**What to work on:**
Please repeat only the stretch of records running from the first line through the line that contains "fig = go.Figure()".

**Data for processing:**
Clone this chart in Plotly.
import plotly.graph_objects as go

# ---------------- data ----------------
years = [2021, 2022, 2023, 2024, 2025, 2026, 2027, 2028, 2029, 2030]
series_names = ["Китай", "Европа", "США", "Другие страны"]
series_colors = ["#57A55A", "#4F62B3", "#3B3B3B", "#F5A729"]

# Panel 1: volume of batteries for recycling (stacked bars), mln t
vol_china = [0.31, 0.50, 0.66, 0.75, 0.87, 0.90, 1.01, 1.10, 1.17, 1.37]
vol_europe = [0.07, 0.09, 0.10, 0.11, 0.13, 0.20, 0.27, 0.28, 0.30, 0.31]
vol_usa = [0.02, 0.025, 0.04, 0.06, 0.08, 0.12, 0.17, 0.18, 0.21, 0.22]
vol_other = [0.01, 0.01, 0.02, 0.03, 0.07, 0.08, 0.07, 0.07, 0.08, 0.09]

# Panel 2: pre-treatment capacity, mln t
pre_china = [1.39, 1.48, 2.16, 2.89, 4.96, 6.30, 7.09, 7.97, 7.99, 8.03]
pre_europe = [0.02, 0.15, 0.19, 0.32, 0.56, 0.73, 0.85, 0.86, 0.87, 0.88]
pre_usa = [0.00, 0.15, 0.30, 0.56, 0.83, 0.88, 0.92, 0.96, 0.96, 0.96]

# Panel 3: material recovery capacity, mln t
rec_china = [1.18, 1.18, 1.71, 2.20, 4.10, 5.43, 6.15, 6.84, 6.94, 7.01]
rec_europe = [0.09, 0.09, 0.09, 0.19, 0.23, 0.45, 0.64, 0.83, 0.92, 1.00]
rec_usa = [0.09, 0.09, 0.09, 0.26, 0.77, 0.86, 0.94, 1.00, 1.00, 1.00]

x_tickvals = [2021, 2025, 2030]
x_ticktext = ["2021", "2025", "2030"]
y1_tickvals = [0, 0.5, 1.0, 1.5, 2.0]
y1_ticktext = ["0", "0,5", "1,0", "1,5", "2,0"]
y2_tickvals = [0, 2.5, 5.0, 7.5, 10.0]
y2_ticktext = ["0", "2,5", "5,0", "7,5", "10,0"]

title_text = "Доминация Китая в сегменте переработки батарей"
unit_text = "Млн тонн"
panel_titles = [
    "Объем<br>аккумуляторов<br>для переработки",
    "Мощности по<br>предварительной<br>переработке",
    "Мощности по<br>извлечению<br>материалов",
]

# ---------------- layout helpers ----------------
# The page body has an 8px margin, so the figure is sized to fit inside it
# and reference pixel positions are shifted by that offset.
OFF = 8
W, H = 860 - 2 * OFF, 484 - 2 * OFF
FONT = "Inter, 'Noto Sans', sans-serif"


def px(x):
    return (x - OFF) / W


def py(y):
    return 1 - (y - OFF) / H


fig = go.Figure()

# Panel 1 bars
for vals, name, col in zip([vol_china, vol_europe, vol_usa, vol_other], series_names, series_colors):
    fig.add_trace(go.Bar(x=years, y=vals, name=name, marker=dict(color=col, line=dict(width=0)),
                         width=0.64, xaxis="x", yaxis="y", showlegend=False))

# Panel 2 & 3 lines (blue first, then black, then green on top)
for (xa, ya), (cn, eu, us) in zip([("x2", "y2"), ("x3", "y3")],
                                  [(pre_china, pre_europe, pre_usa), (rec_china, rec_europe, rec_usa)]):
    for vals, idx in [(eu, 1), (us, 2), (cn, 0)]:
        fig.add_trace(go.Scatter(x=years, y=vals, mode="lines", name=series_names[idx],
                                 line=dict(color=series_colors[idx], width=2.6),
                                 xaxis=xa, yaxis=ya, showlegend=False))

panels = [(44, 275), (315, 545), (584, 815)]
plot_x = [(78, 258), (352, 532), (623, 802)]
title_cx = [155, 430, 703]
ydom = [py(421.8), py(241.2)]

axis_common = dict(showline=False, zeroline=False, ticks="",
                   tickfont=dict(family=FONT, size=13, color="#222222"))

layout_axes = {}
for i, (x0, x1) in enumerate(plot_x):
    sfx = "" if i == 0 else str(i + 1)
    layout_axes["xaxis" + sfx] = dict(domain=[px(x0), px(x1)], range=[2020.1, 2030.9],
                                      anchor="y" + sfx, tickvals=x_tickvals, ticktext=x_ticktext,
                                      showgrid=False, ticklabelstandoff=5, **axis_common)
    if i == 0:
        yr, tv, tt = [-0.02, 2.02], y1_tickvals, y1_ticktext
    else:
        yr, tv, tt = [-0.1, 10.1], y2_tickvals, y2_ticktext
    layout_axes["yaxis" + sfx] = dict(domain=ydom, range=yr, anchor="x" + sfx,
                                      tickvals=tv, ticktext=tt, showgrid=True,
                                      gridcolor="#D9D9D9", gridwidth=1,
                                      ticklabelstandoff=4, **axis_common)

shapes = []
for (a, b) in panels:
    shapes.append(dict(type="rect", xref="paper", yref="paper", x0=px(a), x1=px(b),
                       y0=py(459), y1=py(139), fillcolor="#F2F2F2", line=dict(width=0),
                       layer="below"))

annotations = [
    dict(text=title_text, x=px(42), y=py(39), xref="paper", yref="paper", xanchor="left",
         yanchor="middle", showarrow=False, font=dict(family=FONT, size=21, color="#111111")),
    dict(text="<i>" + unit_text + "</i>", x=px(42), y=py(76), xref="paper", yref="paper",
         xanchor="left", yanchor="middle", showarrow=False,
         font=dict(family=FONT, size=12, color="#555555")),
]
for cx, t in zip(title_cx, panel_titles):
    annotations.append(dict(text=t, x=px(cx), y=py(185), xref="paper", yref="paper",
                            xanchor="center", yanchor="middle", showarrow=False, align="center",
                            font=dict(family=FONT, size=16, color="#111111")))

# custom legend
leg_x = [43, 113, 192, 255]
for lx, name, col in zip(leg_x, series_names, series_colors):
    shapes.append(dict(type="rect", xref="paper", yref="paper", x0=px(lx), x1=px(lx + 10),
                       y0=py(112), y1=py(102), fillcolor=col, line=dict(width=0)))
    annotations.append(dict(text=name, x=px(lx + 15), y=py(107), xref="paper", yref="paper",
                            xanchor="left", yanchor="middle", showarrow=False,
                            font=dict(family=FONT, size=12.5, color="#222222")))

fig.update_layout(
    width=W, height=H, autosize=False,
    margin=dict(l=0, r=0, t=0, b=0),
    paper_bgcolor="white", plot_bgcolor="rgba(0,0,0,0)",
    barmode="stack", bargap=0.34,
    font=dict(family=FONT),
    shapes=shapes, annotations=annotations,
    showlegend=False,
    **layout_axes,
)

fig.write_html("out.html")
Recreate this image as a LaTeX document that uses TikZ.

**Exercise solution:**
Clone this chart in Plotly.
import plotly.graph_objects as go

# ---------------- data ----------------
years = [2021, 2022, 2023, 2024, 2025, 2026, 2027, 2028, 2029, 2030]
series_names = ["Китай", "Европа", "США", "Другие страны"]
series_colors = ["#57A55A", "#4F62B3", "#3B3B3B", "#F5A729"]

# Panel 1: volume of batteries for recycling (stacked bars), mln t
vol_china = [0.31, 0.50, 0.66, 0.75, 0.87, 0.90, 1.01, 1.10, 1.17, 1.37]
vol_europe = [0.07, 0.09, 0.10, 0.11, 0.13, 0.20, 0.27, 0.28, 0.30, 0.31]
vol_usa = [0.02, 0.025, 0.04, 0.06, 0.08, 0.12, 0.17, 0.18, 0.21, 0.22]
vol_other = [0.01, 0.01, 0.02, 0.03, 0.07, 0.08, 0.07, 0.07, 0.08, 0.09]

# Panel 2: pre-treatment capacity, mln t
pre_china = [1.39, 1.48, 2.16, 2.89, 4.96, 6.30, 7.09, 7.97, 7.99, 8.03]
pre_europe = [0.02, 0.15, 0.19, 0.32, 0.56, 0.73, 0.85, 0.86, 0.87, 0.88]
pre_usa = [0.00, 0.15, 0.30, 0.56, 0.83, 0.88, 0.92, 0.96, 0.96, 0.96]

# Panel 3: material recovery capacity, mln t
rec_china = [1.18, 1.18, 1.71, 2.20, 4.10, 5.43, 6.15, 6.84, 6.94, 7.01]
rec_europe = [0.09, 0.09, 0.09, 0.19, 0.23, 0.45, 0.64, 0.83, 0.92, 1.00]
rec_usa = [0.09, 0.09, 0.09, 0.26, 0.77, 0.86, 0.94, 1.00, 1.00, 1.00]

x_tickvals = [2021, 2025, 2030]
x_ticktext = ["2021", "2025", "2030"]
y1_tickvals = [0, 0.5, 1.0, 1.5, 2.0]
y1_ticktext = ["0", "0,5", "1,0", "1,5", "2,0"]
y2_tickvals = [0, 2.5, 5.0, 7.5, 10.0]
y2_ticktext = ["0", "2,5", "5,0", "7,5", "10,0"]

title_text = "Доминация Китая в сегменте переработки батарей"
unit_text = "Млн тонн"
panel_titles = [
    "Объем<br>аккумуляторов<br>для переработки",
    "Мощности по<br>предварительной<br>переработке",
    "Мощности по<br>извлечению<br>материалов",
]

# ---------------- layout helpers ----------------
# The page body has an 8px margin, so the figure is sized to fit inside it
# and reference pixel positions are shifted by that offset.
OFF = 8
W, H = 860 - 2 * OFF, 484 - 2 * OFF
FONT = "Inter, 'Noto Sans', sans-serif"


def px(x):
    return (x - OFF) / W


def py(y):
    return 1 - (y - OFF) / H


fig = go.Figure()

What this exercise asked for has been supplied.